(Stored data entries)
-- -- --

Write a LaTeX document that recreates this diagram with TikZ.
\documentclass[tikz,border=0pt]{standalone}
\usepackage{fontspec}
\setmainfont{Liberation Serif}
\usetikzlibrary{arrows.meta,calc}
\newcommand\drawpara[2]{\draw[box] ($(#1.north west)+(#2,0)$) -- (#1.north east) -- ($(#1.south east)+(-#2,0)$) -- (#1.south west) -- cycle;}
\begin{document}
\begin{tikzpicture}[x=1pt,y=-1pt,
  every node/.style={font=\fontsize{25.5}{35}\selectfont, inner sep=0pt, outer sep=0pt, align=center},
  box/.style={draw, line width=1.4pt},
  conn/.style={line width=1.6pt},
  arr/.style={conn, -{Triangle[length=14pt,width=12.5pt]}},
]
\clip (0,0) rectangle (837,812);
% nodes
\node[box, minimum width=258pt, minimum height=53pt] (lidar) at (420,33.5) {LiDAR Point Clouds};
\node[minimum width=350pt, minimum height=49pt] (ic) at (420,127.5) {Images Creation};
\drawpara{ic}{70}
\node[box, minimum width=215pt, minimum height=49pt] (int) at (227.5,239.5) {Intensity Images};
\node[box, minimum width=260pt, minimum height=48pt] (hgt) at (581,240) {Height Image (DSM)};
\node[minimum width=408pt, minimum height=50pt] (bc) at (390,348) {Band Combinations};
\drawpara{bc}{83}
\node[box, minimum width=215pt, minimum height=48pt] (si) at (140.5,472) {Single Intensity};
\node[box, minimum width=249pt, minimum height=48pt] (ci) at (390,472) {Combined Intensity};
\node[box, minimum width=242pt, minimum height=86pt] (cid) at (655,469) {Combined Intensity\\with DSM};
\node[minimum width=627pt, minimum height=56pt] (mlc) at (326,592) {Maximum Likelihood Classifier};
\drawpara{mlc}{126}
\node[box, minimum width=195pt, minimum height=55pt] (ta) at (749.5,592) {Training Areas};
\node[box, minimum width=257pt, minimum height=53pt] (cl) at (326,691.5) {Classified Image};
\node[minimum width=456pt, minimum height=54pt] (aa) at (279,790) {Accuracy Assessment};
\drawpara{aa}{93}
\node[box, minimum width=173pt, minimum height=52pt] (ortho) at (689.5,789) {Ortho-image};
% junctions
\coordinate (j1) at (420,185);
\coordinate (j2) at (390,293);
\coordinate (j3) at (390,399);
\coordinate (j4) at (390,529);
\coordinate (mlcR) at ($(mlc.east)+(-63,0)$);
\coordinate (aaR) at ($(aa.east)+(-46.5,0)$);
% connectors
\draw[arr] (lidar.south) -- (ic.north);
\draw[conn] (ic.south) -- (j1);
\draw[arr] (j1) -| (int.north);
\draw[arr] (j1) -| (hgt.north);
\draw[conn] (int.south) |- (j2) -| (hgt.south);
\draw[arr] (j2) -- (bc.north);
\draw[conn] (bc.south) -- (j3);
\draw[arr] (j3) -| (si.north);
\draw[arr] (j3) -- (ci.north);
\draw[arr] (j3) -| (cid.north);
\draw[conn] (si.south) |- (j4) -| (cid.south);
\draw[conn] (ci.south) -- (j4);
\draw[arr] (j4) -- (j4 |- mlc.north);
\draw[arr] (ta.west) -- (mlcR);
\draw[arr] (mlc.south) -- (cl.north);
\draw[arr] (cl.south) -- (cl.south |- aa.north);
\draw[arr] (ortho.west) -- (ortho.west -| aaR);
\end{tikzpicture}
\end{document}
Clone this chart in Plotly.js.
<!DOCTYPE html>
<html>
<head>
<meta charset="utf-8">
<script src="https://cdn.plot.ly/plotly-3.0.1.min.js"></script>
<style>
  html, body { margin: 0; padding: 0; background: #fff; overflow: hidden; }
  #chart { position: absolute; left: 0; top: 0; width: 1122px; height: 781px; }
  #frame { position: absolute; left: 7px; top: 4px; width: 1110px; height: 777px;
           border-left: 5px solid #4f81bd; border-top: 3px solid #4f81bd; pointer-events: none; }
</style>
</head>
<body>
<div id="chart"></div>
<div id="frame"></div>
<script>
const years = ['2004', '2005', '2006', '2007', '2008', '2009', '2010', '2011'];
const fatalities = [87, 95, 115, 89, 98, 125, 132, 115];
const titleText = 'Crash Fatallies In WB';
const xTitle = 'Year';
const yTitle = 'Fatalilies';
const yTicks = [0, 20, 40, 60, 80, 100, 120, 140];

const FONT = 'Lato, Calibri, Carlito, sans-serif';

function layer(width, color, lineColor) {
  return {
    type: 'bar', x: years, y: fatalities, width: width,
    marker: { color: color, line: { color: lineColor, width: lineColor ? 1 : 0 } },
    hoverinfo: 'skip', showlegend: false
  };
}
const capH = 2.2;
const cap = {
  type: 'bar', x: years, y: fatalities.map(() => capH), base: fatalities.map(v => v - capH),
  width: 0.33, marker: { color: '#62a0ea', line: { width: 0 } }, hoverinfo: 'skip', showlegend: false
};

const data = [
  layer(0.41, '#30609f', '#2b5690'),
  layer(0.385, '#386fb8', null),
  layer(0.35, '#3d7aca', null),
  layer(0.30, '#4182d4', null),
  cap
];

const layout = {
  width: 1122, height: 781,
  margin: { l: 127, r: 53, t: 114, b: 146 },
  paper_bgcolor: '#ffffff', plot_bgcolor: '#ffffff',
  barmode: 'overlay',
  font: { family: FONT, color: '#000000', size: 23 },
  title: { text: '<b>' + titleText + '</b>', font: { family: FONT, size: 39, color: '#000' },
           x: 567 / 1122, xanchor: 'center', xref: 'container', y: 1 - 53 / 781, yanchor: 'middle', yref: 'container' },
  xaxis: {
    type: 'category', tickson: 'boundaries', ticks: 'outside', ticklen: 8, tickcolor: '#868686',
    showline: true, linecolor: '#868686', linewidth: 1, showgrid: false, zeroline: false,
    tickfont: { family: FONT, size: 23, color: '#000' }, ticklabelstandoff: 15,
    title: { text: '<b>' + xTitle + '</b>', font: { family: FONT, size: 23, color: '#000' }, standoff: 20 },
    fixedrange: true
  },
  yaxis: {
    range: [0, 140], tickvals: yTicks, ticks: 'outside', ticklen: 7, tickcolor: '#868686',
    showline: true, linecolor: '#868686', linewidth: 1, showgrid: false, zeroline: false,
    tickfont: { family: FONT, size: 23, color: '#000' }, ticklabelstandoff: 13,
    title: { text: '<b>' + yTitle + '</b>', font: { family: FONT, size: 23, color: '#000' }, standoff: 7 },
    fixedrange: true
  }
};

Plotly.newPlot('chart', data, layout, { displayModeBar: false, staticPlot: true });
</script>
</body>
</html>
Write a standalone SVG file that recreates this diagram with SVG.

-- -- --

**What to work on:** Pick out every line above that contains the word "standalone" and copy it.

**Output below:**
\documentclass[tikz,border=0pt]{standalone}
Write a standalone SVG file that recreates this diagram with SVG.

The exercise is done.